Cerdá said the pot study, which examined findings from 947 participants in the New Zealand program, wasn’t directed at influencing public opinion on measures in California and other states that will consider legalizing marijuana for recreational use. Marijuana remains illegal in New Zealand.
However, Cerdá said, “it’s very important to understand what the long-term economic and social consequences of regular use of marijuana will be” from increased habitual use of cannabis.
Cerdá said researchers considered whether marijuana’s status in New Zealand could have led to negative consequences as a result of people participating in an unlawful activity.

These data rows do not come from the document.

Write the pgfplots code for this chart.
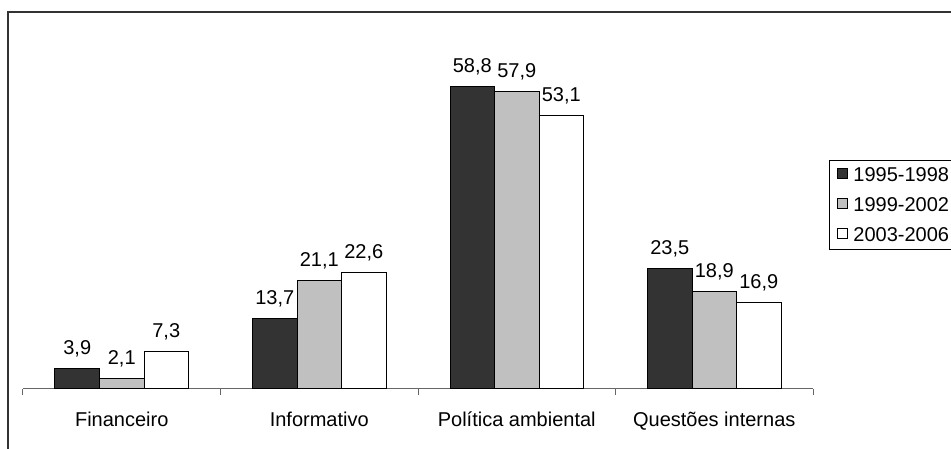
\documentclass[border=0pt]{standalone}
\usepackage{fontspec}
\setmainfont{Liberation Sans}
\usepackage{pgfplots}
\pgfplotsset{compat=1.18}
\definecolor{darkbar}{HTML}{333333}
\definecolor{graybar}{HTML}{C0C0C0}
\begin{document}
\begin{tikzpicture}[x=1pt,y=1pt]
\useasboundingbox (0,0) rectangle (951,449);
\clip (0,0) rectangle (951,449);
\draw[line width=1.6pt, color=black!80] (8,0) -- (8,437) -- (960,437);
\begin{axis}[
  at={(23pt,60pt)}, anchor=south west,
  scale only axis, width=790pt, height=360pt,
  xmin=-0.5, xmax=3.5, ymin=0, ymax=70,
  enlargelimits=false,
  hide y axis,
  axis x line*=bottom,
  x axis line style={-, color=black!60, line width=1pt},
  xtick={0,1,2,3},
  xticklabels={Financeiro, Informativo, Política ambiental, Questões internas},
  major tick length=0pt,
  minor xtick={-0.5,0.5,1.5,2.5,3.5},
  minor tick length=6pt,
  tick align=outside,
  minor tick style={color=black!60, line width=1pt},
  xticklabel style={font=\fontsize{20}{24}\selectfont, anchor=base, yshift=-38pt},
  ybar, bar width=44.5pt, ybar=0pt,
  /pgf/number format/.cd, use comma, fixed, fixed zerofill, precision=1, assume math mode=true,
  /pgfplots/.cd,
  nodes near coords,
  every node near coord/.append style={font=\fontsize{20}{24}\selectfont, anchor=base, yshift=14pt, color=black},
  legend style={at={(806pt,229pt)}, anchor=north west, draw=black, line width=0.8pt,
    font=\fontsize{20}{24}\selectfont, row sep=10.5pt,
    inner xsep=7pt, inner ysep=5pt,
    cells={anchor=west}},
  legend cell align=left,
  legend image code/.code={\draw[#1, line width=0.8pt] (0pt,-3pt) rectangle (10pt,7pt); \path (0pt,0pt) (14pt,0pt);},
]
\addplot[fill=darkbar, draw=black, line width=1pt] coordinates {(0,3.9) (1,13.7) (2,58.8) (3,23.5)};
\addplot[fill=graybar, draw=black, line width=1pt] coordinates {(0,2.1) (1,21.1) (2,57.9) (3,18.9)};
\addplot[fill=white, draw=black, line width=1pt] coordinates {(0,7.3) (1,22.6) (2,53.1) (3,16.9)};
\legend{1995-1998, 1999-2002, 2003-2006}
\end{axis}
\end{tikzpicture}
\end{document}
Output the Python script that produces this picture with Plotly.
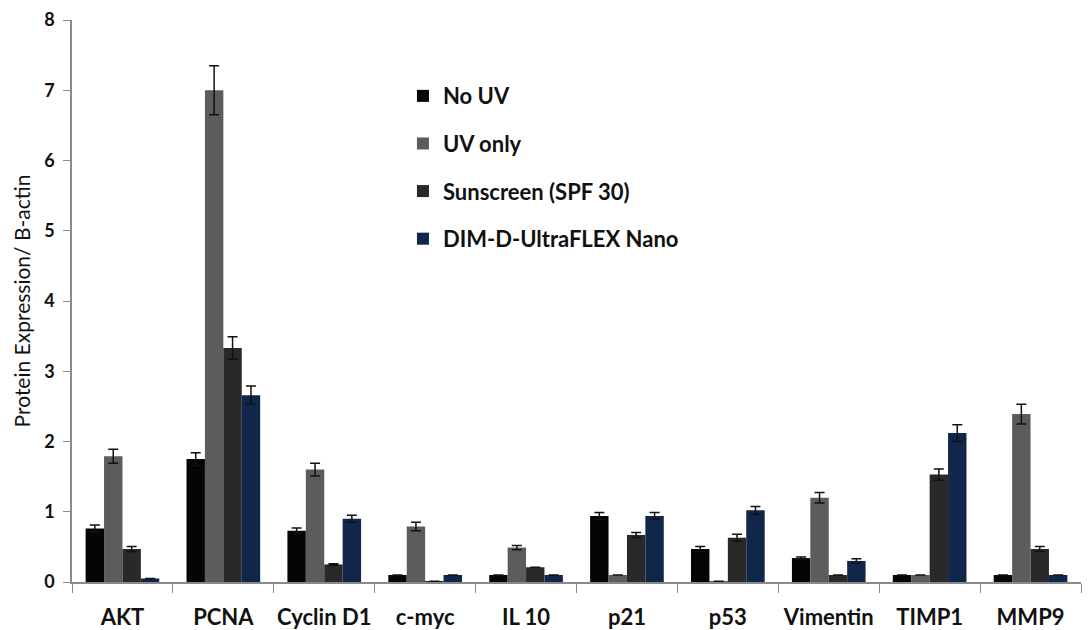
import plotly.graph_objects as go

categories = ["AKT", "PCNA", "Cyclin D1", "c-myc", "IL 10", "p21", "p53", "Vimentin", "TIMP1", "MMP9"]

series_names = ["No UV", "UV only", "Sunscreen (SPF 30)", "DIM-D-UltraFLEX Nano"]

no_uv = [0.76, 1.75, 0.73, 0.10, 0.10, 0.94, 0.47, 0.34, 0.10, 0.10]
no_uv_err = [0.05, 0.09, 0.04, 0.0, 0.0, 0.05, 0.035, 0.015, 0.0, 0.0]

uv_only = [1.79, 7.00, 1.60, 0.79, 0.49, 0.10, 0.01, 1.20, 0.10, 2.39]
uv_only_err = [0.10, 0.35, 0.09, 0.06, 0.03, 0.0, 0.0, 0.075, 0.0, 0.14]

sunscreen = [0.47, 3.33, 0.25, 0.01, 0.21, 0.67, 0.63, 0.10, 1.53, 0.47]
sunscreen_err = [0.035, 0.16, 0.01, 0.0, 0.0, 0.035, 0.05, 0.0, 0.08, 0.035]

nano = [0.05, 2.66, 0.90, 0.10, 0.10, 0.94, 1.02, 0.30, 2.12, 0.10]
nano_err = [0.0, 0.13, 0.05, 0.0, 0.0, 0.05, 0.055, 0.03, 0.12, 0.0]

colors = ["#050505", "#5c5c5c", "#292929", "#10264a"]

FONT = "Lato"

fig = go.Figure()
for i, (name, vals, errs) in enumerate(zip(series_names,
                                          [no_uv, uv_only, sunscreen, nano],
                                          [no_uv_err, uv_only_err, sunscreen_err, nano_err])):
    fig.add_trace(go.Bar(
        x=categories, y=vals, name=name,
        marker=dict(color=colors[i], line=dict(width=0)),
        error_y=dict(type="data", array=errs, visible=True, color="#111111",
                     thickness=1.5, width=5),
        legendgroup=name,
    ))

# page body has an 8px default margin, so the figure is sized to fit the window
fig.update_layout(
    width=1082, height=622,
    margin=dict(l=64, r=9, t=12, b=48),
    paper_bgcolor="white", plot_bgcolor="white",
    barmode="group", bargap=0.27, bargroupgap=0,
    font=dict(family=FONT, color="#111111"),
    showlegend=True,
    legend=dict(
        x=0.328, y=0.902, xanchor="left", yanchor="top",
        bgcolor="rgba(0,0,0,0)",
        font=dict(family=FONT, size=22, color="#111111", weight="bold"),
        traceorder="grouped", tracegroupgap=16,
        itemwidth=30,
    ),
    xaxis=dict(
        automargin=False,
        tickangle=0,
        ticklabeloverflow="allow",
        showline=True, linecolor="#8a8a8a", linewidth=1.5,
        ticks="outside", tickson="boundaries", ticklen=9, tickcolor="#8a8a8a",
        tickfont=dict(family=FONT, size=22, color="#111111", weight="bold"),
        ticklabelstandoff=15,
        showgrid=False, zeroline=False,
    ),
    yaxis=dict(
        automargin=False,
        ticklabeloverflow="allow",
        range=[0, 8], dtick=1,
        showline=True, linecolor="#8a8a8a", linewidth=1.5,
        ticks="outside", ticklen=7, tickcolor="#8a8a8a",
        tickfont=dict(family=FONT, size=18, color="#111111", weight="bold"),
        ticklabelstandoff=5,
        showgrid=False, zeroline=False,
        title=dict(text="Protein Expression/ B-actin",
                   font=dict(family=FONT, size=21, color="#111111"),
                   standoff=8),
    ),
)

fig.write_html("out.html")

“There is a possibility that that is the case – that it is not collective cannabis use but it is the social environment that people engage in when they are regular long-term users” that may have contributed to the negative outcomes, Cerdá said.
Researcher Avshalom Caspi, a psychologist with appointments at Duke University and the Institute of Psychiatry at King’s College London, said in a statement: “These findings did not arise because cannabis users were prosecuted and had a criminal record.
“Even among cannabis users who were never convicted for a cannabis offense, we found that persistent and regular cannabis use was linked to economic and social problems,” Caspi said.
While researchers said both heavy cannabis and alcohol users experienced declines in social and economic status, including “anti-social behaviors in the workplace and relationship problems,” the marijuana users had more financial difficulties, such as hardships in paying for basic living expenses and food.
The research was supported by the National Institute on Drug Abuse and National Institute on Aging in the United States as well as the New Zealand Health Research Council, the New Zealand Ministry of Business, Innovation and Employment, the UK Medical Research Council and the Jacobs Foundation.